> Job
Transcribe the whole listing without a single picture.

## Start

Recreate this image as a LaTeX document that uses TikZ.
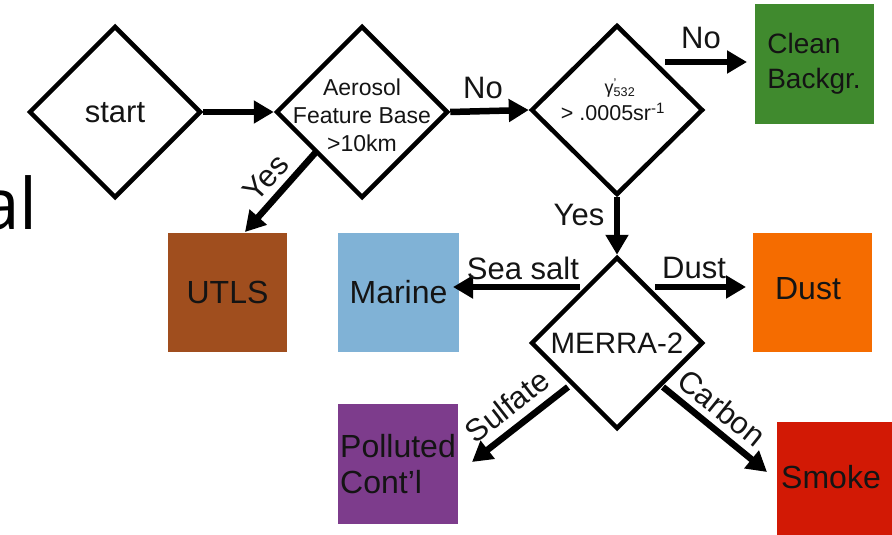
\documentclass[tikz,border=0pt]{standalone}
\usepackage{fontspec}
\setmainfont{Liberation Sans}
\newfontfamily\slidefont{Open Sans}
\usetikzlibrary{arrows.meta,shapes.geometric}
\definecolor{cgreen}{RGB}{64,138,46}
\definecolor{cbrown}{RGB}{160,78,30}
\definecolor{cblue}{RGB}{128,178,214}
\definecolor{corange}{RGB}{245,108,0}
\definecolor{cpurple}{RGB}{125,60,140}
\definecolor{cred}{RGB}{210,25,5}
\definecolor{txt}{RGB}{20,20,20}
\begin{document}
\begin{tikzpicture}[x=1pt,y=-1pt,
  dia/.style={shape=diamond, draw=black, line width=4.5pt, minimum width=172pt, minimum height=172pt, inner sep=0pt, aspect=1},
  box/.style={minimum width=119pt, minimum height=119pt, inner sep=0pt, text=txt, align=left},
  boxfont/.style={font=\fontsize{32}{36}\selectfont},
  arr/.style={line width=6.5pt, draw=black, -{Triangle[length=20pt,width=22pt]}},
  lab/.style={font=\fontsize{31}{36}\selectfont, inner sep=0pt, text=txt},
  dtxt/.style={inner sep=0pt, text=txt, align=center},
]
\useasboundingbox (0,0) rectangle (892,535);
\clip (0,0) rectangle (892,535);

% slide text behind
\node[anchor=base east, inner sep=0pt, text=black] (al) at (38,229) {\slidefont\fontsize{71}{80}\selectfont al};

% decision diamonds
\node[dia] (d1) at (115,112) {};
\node[dia] (d2) at (362,112) {};
\node[dia, minimum height=170pt] (d3) at (617,110) {};
\node[dia] (d4) at (617,343) {};

\node[dtxt, font=\fontsize{31}{36}\selectfont] (d1t) at (115,113) {start};
\node[dtxt, font=\fontsize{23}{28}\selectfont] (d2t) at (362,115) {Aerosol\\Feature Base\\>10km};
\node[dtxt, font=\fontsize{18}{20}\selectfont] (d3a) at (620,88) {γ\rlap{\textsuperscript{'}}\textsubscript{532}};
\node[dtxt, font=\fontsize{21.5}{24}\selectfont] (d3b) at (613,112) {> .0005sr\textsuperscript{-1}};
\node[dtxt, font=\fontsize{29.5}{34}\selectfont] (d4t) at (617,343) {MERRA-2};

% result boxes
\node[box, fill=cgreen, minimum height=120pt, font=\fontsize{28}{35}\selectfont] (clean) at (814,64) {Clean\\Backgr.};
\node[box, fill=cbrown, boxfont] (utls) at (227.5,292.5) {UTLS};
\node[box, fill=cblue, boxfont, minimum width=121pt] (marine) at (398.5,292.5) {Marine};
\node[box, fill=corange, boxfont] (dust) at (812,292.5) {};
\node[box, fill=cpurple, boxfont, minimum width=120pt, minimum height=120pt] (poll) at (398,464) {Polluted\\Cont'l};
\node[box, fill=cred] (smoke) at (836,481) {};
\node[dtxt, boxfont] (dustt) at (808,289) {Dust};
\node[dtxt, boxfont] (smoket) at (831,477) {Smoke};

% connector end points
\coordinate (n3s) at (665,62);
\coordinate (yss) at (316,152);
\coordinate (yse) at (245,232);
\coordinate (sss) at (580,287);
\coordinate (sse) at (453,287);
\coordinate (dss) at (655,287);
\coordinate (dse) at (746,287);
\coordinate (sus) at (568,387);
\coordinate (sue) at (472,462);
\coordinate (cas) at (663,387);
\coordinate (cae) at (767,472);
\coordinate (cle) at (747,62);

% connectors
\draw[arr] (d1.east) -- (d2.west);
\draw[arr] (d2.east) -- (d3.west);
\draw[arr] (n3s) -- (cle);
\draw[arr] (d3.south) -- (d4.north);
\draw[arr] (yss) -- (yse);
\draw[arr] (sss) -- (sse);
\draw[arr] (dss) -- (dse);
\draw[arr] (sus) -- (sue);
\draw[arr] (cas) -- (cae);

% connector labels
\node[lab] (l1) at (483,88) {No};
\node[lab] (l2) at (701,38) {No};
\node[lab] (l3) at (579,215) {Yes};
\node[lab] (l4) at (523,268) {Sea salt};
\node[lab] (l5) at (694,268) {Dust};
\node[lab, rotate=48] (l6) at (266,178) {Yes};
\node[lab, rotate=38] (l7) at (507,406) {Sulfate};
\node[lab, rotate=-39] (l8) at (722,408) {Carbon};
\end{tikzpicture}
\end{document}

## End

> Exercise response
Recreate this image as a LaTeX document that uses TikZ.
\documentclass[tikz,border=0pt]{standalone}
\usepackage{fontspec}
\setmainfont{Liberation Sans}
\newfontfamily\slidefont{Open Sans}
\usetikzlibrary{arrows.meta,shapes.geometric}
\definecolor{cgreen}{RGB}{64,138,46}
\definecolor{cbrown}{RGB}{160,78,30}
\definecolor{cblue}{RGB}{128,178,214}
\definecolor{corange}{RGB}{245,108,0}
\definecolor{cpurple}{RGB}{125,60,140}
\definecolor{cred}{RGB}{210,25,5}
\definecolor{txt}{RGB}{20,20,20}
\begin{document}
\begin{tikzpicture}[x=1pt,y=-1pt,
  dia/.style={shape=diamond, draw=black, line width=4.5pt, minimum width=172pt, minimum height=172pt, inner sep=0pt, aspect=1},
  box/.style={minimum width=119pt, minimum height=119pt, inner sep=0pt, text=txt, align=left},
  boxfont/.style={font=\fontsize{32}{36}\selectfont},
  arr/.style={line width=6.5pt, draw=black, -{Triangle[length=20pt,width=22pt]}},
  lab/.style={font=\fontsize{31}{36}\selectfont, inner sep=0pt, text=txt},
  dtxt/.style={inner sep=0pt, text=txt, align=center},
]
\useasboundingbox (0,0) rectangle (892,535);
\clip (0,0) rectangle (892,535);

% slide text behind
\node[anchor=base east, inner sep=0pt, text=black] (al) at (38,229) {\slidefont\fontsize{71}{80}\selectfont al};

% decision diamonds
\node[dia] (d1) at (115,112) {};
\node[dia] (d2) at (362,112) {};
\node[dia, minimum height=170pt] (d3) at (617,110) {};
\node[dia] (d4) at (617,343) {};

\node[dtxt, font=\fontsize{31}{36}\selectfont] (d1t) at (115,113) {start};
\node[dtxt, font=\fontsize{23}{28}\selectfont] (d2t) at (362,115) {Aerosol\\Feature Base\\>10km};
\node[dtxt, font=\fontsize{18}{20}\selectfont] (d3a) at (620,88) {γ\rlap{\textsuperscript{'}}\textsubscript{532}};
\node[dtxt, font=\fontsize{21.5}{24}\selectfont] (d3b) at (613,112) {> .0005sr\textsuperscript{-1}};
\node[dtxt, font=\fontsize{29.5}{34}\selectfont] (d4t) at (617,343) {MERRA-2};

% result boxes
\node[box, fill=cgreen, minimum height=120pt, font=\fontsize{28}{35}\selectfont] (clean) at (814,64) {Clean\\Backgr.};
\node[box, fill=cbrown, boxfont] (utls) at (227.5,292.5) {UTLS};
\node[box, fill=cblue, boxfont, minimum width=121pt] (marine) at (398.5,292.5) {Marine};
\node[box, fill=corange, boxfont] (dust) at (812,292.5) {};
\node[box, fill=cpurple, boxfont, minimum width=120pt, minimum height=120pt] (poll) at (398,464) {Polluted\\Cont'l};
\node[box, fill=cred] (smoke) at (836,481) {};
\node[dtxt, boxfont] (dustt) at (808,289) {Dust};
\node[dtxt, boxfont] (smoket) at (831,477) {Smoke};

% connector end points
\coordinate (n3s) at (665,62);
\coordinate (yss) at (316,152);
\coordinate (yse) at (245,232);
\coordinate (sss) at (580,287);
\coordinate (sse) at (453,287);
\coordinate (dss) at (655,287);
\coordinate (dse) at (746,287);
\coordinate (sus) at (568,387);
\coordinate (sue) at (472,462);
\coordinate (cas) at (663,387);
\coordinate (cae) at (767,472);
\coordinate (cle) at (747,62);

% connectors
\draw[arr] (d1.east) -- (d2.west);
\draw[arr] (d2.east) -- (d3.west);
\draw[arr] (n3s) -- (cle);
\draw[arr] (d3.south) -- (d4.north);
\draw[arr] (yss) -- (yse);
\draw[arr] (sss) -- (sse);
\draw[arr] (dss) -- (dse);
\draw[arr] (sus) -- (sue);
\draw[arr] (cas) -- (cae);

% connector labels
\node[lab] (l1) at (483,88) {No};
\node[lab] (l2) at (701,38) {No};
\node[lab] (l3) at (579,215) {Yes};
\node[lab] (l4) at (523,268) {Sea salt};
\node[lab] (l5) at (694,268) {Dust};
\node[lab, rotate=48] (l6) at (266,178) {Yes};
\node[lab, rotate=38] (l7) at (507,406) {Sulfate};
\node[lab, rotate=-39] (l8) at (722,408) {Carbon};
\end{tikzpicture}
\end{document}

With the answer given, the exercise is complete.